Work required
In the entries below, find every line with "that" and copy it.

§

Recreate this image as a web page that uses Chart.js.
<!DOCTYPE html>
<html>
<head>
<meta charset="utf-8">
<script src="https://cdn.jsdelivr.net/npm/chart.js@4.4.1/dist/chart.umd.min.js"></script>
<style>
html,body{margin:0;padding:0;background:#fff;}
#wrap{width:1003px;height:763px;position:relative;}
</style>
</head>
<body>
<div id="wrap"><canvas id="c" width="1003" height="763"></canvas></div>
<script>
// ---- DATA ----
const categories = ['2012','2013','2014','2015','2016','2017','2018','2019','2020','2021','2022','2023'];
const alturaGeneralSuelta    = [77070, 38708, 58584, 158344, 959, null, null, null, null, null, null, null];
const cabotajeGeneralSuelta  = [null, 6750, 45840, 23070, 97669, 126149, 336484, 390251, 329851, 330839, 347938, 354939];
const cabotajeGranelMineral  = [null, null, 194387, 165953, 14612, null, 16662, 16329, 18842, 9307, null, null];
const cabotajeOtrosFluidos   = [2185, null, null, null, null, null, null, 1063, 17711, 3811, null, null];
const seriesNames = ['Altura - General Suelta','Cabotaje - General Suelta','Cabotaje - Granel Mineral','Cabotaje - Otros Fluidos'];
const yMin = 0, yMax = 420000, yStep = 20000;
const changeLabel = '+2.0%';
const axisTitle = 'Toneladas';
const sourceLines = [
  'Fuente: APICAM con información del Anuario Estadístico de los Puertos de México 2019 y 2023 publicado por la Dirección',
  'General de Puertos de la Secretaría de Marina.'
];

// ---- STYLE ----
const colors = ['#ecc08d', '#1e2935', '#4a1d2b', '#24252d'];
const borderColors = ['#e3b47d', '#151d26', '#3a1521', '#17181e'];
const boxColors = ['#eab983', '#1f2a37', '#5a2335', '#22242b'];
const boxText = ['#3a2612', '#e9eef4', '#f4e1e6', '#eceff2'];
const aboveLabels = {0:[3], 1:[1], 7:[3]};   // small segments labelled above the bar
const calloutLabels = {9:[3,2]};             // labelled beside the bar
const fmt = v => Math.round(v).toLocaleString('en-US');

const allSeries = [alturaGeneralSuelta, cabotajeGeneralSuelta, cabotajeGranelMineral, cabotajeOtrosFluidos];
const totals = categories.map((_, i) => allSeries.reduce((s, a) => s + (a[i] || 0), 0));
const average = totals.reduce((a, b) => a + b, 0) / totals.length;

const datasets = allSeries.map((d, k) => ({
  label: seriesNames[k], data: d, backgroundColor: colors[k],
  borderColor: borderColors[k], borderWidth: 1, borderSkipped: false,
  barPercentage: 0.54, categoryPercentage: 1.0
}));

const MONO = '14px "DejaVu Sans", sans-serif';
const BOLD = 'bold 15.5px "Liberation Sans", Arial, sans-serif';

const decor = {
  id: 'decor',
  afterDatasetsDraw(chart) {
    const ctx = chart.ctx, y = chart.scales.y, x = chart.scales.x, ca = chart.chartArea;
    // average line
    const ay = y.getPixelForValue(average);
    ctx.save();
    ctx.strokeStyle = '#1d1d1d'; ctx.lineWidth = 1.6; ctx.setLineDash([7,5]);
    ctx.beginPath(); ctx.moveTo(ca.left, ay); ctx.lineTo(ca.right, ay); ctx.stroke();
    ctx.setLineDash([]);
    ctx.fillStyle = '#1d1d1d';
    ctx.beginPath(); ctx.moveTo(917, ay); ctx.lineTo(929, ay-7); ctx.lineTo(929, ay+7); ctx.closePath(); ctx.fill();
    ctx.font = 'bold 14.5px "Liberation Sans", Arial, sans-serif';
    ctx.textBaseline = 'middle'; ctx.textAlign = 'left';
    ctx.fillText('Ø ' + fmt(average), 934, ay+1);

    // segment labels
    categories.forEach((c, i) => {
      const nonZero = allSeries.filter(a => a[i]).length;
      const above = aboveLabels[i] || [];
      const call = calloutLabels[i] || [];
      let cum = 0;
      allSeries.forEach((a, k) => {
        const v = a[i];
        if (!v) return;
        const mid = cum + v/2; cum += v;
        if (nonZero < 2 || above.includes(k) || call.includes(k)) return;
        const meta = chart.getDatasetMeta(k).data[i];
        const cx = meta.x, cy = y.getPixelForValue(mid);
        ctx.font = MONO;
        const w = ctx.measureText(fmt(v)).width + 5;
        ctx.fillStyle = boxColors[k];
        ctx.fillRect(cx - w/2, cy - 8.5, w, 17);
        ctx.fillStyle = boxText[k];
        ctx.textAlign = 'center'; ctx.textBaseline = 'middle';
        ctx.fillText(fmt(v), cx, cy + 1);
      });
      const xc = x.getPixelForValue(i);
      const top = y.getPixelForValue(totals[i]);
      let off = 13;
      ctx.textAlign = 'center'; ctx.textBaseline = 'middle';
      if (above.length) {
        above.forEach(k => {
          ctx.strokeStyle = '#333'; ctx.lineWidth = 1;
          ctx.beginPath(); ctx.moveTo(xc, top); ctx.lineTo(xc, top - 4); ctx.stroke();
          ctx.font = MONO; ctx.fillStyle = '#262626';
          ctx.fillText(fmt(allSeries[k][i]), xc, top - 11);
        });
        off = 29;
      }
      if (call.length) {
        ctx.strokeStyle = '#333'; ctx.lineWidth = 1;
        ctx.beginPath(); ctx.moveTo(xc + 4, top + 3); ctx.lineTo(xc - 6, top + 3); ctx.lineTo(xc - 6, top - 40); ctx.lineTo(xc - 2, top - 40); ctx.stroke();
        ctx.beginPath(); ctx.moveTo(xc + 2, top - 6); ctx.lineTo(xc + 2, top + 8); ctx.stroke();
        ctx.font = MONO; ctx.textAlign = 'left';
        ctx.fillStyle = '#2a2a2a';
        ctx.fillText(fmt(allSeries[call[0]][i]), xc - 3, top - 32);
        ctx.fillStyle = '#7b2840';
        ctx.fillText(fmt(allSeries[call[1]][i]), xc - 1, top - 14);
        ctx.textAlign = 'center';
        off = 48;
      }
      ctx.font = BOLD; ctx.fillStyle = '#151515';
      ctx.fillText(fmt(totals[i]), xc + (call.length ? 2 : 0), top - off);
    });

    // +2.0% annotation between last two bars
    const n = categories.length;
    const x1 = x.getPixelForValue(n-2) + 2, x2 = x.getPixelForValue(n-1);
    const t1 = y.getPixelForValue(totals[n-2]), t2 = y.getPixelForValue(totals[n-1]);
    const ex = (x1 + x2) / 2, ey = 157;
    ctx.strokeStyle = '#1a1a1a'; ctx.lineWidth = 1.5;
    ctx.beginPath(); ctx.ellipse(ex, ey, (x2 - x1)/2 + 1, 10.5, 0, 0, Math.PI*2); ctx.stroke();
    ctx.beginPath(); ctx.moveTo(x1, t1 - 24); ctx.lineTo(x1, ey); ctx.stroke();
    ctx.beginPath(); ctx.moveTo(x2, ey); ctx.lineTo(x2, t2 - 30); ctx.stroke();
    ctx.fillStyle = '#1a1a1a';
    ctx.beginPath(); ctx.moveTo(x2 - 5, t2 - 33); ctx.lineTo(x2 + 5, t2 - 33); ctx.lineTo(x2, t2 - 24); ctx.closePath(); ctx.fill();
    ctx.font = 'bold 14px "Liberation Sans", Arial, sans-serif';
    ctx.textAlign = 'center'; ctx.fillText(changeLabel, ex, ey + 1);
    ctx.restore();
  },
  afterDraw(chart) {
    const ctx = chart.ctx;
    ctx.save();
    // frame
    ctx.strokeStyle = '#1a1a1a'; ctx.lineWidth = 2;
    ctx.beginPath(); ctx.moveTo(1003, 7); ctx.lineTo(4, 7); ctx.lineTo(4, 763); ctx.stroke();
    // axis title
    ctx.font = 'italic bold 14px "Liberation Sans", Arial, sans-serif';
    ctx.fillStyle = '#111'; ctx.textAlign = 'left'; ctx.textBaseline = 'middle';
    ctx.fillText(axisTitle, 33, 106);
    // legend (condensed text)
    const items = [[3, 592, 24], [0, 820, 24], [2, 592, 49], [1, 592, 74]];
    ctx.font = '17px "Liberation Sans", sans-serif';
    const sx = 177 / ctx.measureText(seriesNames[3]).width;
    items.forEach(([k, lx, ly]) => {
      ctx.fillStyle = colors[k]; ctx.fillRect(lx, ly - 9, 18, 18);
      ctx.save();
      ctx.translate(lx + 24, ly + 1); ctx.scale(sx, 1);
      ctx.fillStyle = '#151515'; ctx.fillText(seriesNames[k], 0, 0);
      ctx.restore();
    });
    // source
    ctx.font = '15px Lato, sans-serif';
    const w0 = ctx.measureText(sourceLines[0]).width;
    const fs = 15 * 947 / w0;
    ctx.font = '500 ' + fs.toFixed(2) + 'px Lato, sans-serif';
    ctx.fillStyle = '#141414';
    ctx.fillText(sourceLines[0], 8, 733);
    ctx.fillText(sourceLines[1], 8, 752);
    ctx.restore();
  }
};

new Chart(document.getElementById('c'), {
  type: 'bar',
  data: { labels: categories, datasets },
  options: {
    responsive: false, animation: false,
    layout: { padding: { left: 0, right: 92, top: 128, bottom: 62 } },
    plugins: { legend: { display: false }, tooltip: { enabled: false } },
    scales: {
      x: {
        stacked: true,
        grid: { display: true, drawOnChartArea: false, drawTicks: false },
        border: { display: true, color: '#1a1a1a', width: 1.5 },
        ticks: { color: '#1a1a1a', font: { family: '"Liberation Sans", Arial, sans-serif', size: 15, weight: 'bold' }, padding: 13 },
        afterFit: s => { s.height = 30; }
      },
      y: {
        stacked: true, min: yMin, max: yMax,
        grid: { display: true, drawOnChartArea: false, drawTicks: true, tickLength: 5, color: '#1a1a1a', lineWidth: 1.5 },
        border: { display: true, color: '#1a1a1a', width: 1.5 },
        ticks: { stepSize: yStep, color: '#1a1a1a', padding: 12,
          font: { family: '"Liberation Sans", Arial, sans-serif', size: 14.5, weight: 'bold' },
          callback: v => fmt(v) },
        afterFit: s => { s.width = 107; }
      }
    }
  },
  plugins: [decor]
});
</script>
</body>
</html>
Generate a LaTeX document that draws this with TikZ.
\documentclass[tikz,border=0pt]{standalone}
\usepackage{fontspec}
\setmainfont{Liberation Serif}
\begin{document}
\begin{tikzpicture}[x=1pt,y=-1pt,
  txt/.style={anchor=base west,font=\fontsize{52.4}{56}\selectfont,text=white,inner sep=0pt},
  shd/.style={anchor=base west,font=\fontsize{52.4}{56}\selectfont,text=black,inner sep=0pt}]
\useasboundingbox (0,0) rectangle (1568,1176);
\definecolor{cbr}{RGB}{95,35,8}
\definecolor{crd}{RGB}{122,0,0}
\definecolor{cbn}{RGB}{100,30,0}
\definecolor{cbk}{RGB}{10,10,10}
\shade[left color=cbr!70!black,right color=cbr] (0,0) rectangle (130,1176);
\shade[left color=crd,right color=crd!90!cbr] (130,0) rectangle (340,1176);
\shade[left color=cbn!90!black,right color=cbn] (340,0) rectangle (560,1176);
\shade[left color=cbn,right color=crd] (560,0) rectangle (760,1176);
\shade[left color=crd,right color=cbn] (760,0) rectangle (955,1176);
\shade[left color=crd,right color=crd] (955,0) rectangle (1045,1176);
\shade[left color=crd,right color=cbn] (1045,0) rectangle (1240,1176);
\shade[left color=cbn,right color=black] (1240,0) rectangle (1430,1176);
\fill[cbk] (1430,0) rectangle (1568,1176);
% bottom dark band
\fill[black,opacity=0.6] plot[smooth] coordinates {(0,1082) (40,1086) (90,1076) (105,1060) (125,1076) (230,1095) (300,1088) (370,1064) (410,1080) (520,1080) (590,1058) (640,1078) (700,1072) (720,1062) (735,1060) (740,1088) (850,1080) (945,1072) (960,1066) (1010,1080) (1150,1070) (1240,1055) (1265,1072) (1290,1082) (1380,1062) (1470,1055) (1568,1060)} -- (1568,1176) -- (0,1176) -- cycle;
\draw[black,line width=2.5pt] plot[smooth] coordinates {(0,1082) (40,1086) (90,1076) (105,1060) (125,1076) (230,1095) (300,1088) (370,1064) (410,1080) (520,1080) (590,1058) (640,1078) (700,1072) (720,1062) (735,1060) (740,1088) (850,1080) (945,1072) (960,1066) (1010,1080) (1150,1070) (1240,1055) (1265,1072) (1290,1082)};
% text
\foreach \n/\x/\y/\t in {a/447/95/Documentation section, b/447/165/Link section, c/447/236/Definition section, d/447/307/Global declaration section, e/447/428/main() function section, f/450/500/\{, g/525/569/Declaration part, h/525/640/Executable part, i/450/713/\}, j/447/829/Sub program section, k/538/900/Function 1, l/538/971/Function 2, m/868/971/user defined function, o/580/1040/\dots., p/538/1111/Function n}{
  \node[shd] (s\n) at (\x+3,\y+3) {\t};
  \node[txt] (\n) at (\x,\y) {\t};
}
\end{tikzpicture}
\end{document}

§

Complete output
Recreate this image as a web page that uses Chart.js.
Generate a LaTeX document that draws this with TikZ.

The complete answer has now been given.